W HEN AMERICA withdrew from the UN Human Rights Council in 2018, China expressed regret. No one bought it. The forum deals with a topic that is a huge potential embarrassment for China. The absence of the world’s most powerful democracy from its deliberations made it likelier that China’s abuses would escape censure. But with Joe Biden preparing to take over as America’s president, China fears trouble ahead. It is girding its loins in the council.
Evidence of this can be detected in a shadowy feud over who should lead the Geneva-based body. It involves an attempt by China—backed by Russia and Saudi Arabia—to nobble the presumed front-runner for control of the presidency, the tiny Pacific island nation of Fiji, and manoeuvre a country more to its liking into that position. (China and Russia were not on the council in 2020, but will be from January 1st.) Democratic members of the council, hoping that Mr Biden will soon send America to rejoin them, see this as an important battle. They are supporting Fiji.
The question of who leads the council may seem trifling. After all, it is the body’s 47 members, not its president, who set the agenda. And members have been loth to challenge China. The council has yet even to introduce a resolution, much less pass one, on China’s mass internment of Uyghurs in Xinjiang or its stripping of Hong Kong’s freedoms. The Trump administration pulled America out after failing to persuade the UN to impose standards for membership of the council.
But the president does have leeway in the appointment of special rapporteurs, who have much autonomy and can be thorns in the side of authoritarian regimes. In June more than 50 special rapporteurs and experts appointed by the council signed a statement chiding China for violating rights in Xinjiang, Tibet and Hong Kong.
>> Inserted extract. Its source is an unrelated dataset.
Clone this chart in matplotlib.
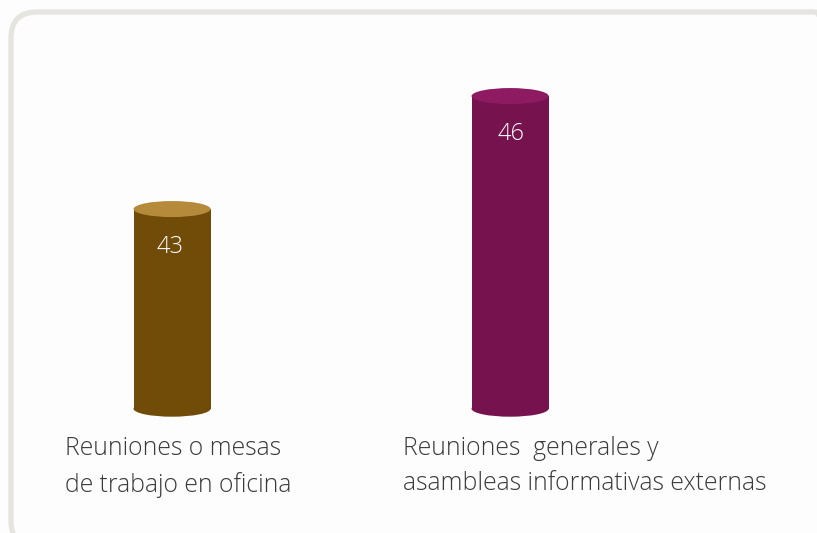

China was furious. It accused the signatories of breaching the UN charter.
The council’s next leader will also play a big role in a five-year review of its work by the UN General Assembly. This could result in reforms wanted by America, such as setting criteria for membership.
Crucially, the appointment of a president from a country with an appalling human-rights reputation could cause even greater damage to the council’s already underwhelming image in the West. In 2003 the council’s predecessor body, the UN Commission on Human Rights, elected Libya to its chairmanship. This contributed to its dissolution three years later. Were something similar to happen again, it may become difficult for Mr Biden to endorse America’s return to the council.
That would be a victory for China, which sees the organisation as a beachhead in its campaign to redefine global norms. It has used it to secure resolutions that weaken the language of human rights, emphasising state-led development over the rights of individuals, and respectful “dialogue” between states rather than holding countries to account when they commit abuses. It has also vigorously opposed resolutions against specific states, arguing that countries should not interfere in others’ affairs. China’s voice in the council, whether as an observer or a member, helps it to counter its growing band of critics. In October, 39 UN members signed a statement condemning the horrors in Xinjiang, up from 23 who did so a year earlier. The number who signed a statement defending China fell from more than 50 to 45.
In 2021 the presidency is supposed to be held by a member of the UN ’s Asia-Pacific group, to which Fiji and China belong (the regions take turns). Fiji’s representative is widely respected for her stance on human rights. She had been running unopposed. But in November Bahrain formally made a bid for the job. Syria then objected to Fiji’s candidacy. Diplomats say these moves were encouraged by China and its friends. Later a third contender, also acceptable to China, emerged: Uzbekistan. Fiji and its Pacific-island neighbours felt bullied.